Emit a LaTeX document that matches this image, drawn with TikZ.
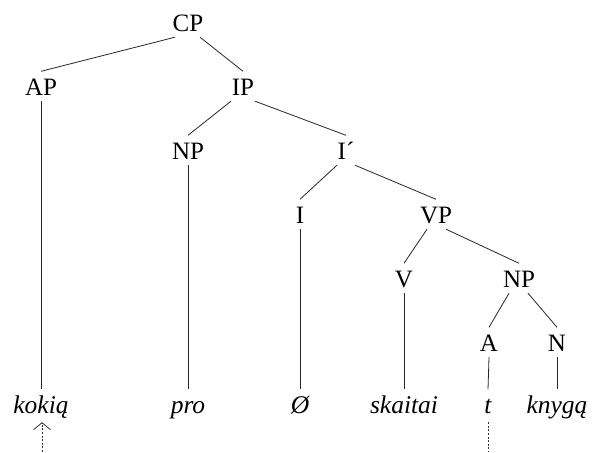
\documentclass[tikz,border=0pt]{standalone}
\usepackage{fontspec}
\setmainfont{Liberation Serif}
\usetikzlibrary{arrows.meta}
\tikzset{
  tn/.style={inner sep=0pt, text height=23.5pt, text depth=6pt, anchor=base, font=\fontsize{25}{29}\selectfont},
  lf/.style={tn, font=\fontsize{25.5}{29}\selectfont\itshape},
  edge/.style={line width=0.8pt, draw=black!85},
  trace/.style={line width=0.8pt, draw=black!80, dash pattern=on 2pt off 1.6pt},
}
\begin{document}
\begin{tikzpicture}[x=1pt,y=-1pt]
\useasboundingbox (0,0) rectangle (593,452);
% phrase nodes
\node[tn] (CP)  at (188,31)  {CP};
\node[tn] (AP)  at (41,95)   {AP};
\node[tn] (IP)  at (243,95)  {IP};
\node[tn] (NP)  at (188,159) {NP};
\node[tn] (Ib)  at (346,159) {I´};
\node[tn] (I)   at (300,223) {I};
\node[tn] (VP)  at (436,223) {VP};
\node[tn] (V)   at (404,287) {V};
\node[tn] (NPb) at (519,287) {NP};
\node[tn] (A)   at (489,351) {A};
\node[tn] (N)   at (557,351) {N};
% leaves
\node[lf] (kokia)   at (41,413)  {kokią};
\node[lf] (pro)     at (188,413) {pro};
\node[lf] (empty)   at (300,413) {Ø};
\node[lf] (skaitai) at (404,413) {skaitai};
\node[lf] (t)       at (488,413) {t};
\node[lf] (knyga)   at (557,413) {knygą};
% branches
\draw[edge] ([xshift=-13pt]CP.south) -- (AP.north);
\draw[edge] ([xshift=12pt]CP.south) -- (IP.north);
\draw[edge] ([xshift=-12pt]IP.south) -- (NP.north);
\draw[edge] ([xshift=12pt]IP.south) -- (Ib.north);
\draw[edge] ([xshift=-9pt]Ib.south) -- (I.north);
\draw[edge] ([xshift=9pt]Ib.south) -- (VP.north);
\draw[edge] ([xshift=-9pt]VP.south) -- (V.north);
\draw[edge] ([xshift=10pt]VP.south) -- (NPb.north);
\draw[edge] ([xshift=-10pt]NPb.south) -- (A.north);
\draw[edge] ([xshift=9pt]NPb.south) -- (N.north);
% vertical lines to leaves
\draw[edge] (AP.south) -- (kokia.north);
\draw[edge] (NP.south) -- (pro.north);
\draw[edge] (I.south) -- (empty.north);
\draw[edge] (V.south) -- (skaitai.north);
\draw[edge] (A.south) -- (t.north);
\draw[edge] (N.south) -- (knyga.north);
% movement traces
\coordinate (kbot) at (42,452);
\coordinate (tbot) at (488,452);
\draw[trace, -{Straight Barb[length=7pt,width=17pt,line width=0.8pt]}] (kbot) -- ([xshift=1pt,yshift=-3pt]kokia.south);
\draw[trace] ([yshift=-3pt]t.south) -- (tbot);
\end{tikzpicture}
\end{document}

━━━━

● **WORK TO BE COMPLETED**:
Please write out all the data again word for word, but not the pictures.

● **SOLVED EXERCISE**:
Emit a LaTeX document that matches this image, drawn with TikZ.
\documentclass[tikz,border=0pt]{standalone}
\usepackage{fontspec}
\setmainfont{Liberation Serif}
\usetikzlibrary{arrows.meta}
\tikzset{
  tn/.style={inner sep=0pt, text height=23.5pt, text depth=6pt, anchor=base, font=\fontsize{25}{29}\selectfont},
  lf/.style={tn, font=\fontsize{25.5}{29}\selectfont\itshape},
  edge/.style={line width=0.8pt, draw=black!85},
  trace/.style={line width=0.8pt, draw=black!80, dash pattern=on 2pt off 1.6pt},
}
\begin{document}
\begin{tikzpicture}[x=1pt,y=-1pt]
\useasboundingbox (0,0) rectangle (593,452);
% phrase nodes
\node[tn] (CP)  at (188,31)  {CP};
\node[tn] (AP)  at (41,95)   {AP};
\node[tn] (IP)  at (243,95)  {IP};
\node[tn] (NP)  at (188,159) {NP};
\node[tn] (Ib)  at (346,159) {I´};
\node[tn] (I)   at (300,223) {I};
\node[tn] (VP)  at (436,223) {VP};
\node[tn] (V)   at (404,287) {V};
\node[tn] (NPb) at (519,287) {NP};
\node[tn] (A)   at (489,351) {A};
\node[tn] (N)   at (557,351) {N};
% leaves
\node[lf] (kokia)   at (41,413)  {kokią};
\node[lf] (pro)     at (188,413) {pro};
\node[lf] (empty)   at (300,413) {Ø};
\node[lf] (skaitai) at (404,413) {skaitai};
\node[lf] (t)       at (488,413) {t};
\node[lf] (knyga)   at (557,413) {knygą};
% branches
\draw[edge] ([xshift=-13pt]CP.south) -- (AP.north);
\draw[edge] ([xshift=12pt]CP.south) -- (IP.north);
\draw[edge] ([xshift=-12pt]IP.south) -- (NP.north);
\draw[edge] ([xshift=12pt]IP.south) -- (Ib.north);
\draw[edge] ([xshift=-9pt]Ib.south) -- (I.north);
\draw[edge] ([xshift=9pt]Ib.south) -- (VP.north);
\draw[edge] ([xshift=-9pt]VP.south) -- (V.north);
\draw[edge] ([xshift=10pt]VP.south) -- (NPb.north);
\draw[edge] ([xshift=-10pt]NPb.south) -- (A.north);
\draw[edge] ([xshift=9pt]NPb.south) -- (N.north);
% vertical lines to leaves
\draw[edge] (AP.south) -- (kokia.north);
\draw[edge] (NP.south) -- (pro.north);
\draw[edge] (I.south) -- (empty.north);
\draw[edge] (V.south) -- (skaitai.north);
\draw[edge] (A.south) -- (t.north);
\draw[edge] (N.south) -- (knyga.north);
% movement traces
\coordinate (kbot) at (42,452);
\coordinate (tbot) at (488,452);
\draw[trace, -{Straight Barb[length=7pt,width=17pt,line width=0.8pt]}] (kbot) -- ([xshift=1pt,yshift=-3pt]kokia.south);
\draw[trace] ([yshift=-3pt]t.south) -- (tbot);
\end{tikzpicture}
\end{document}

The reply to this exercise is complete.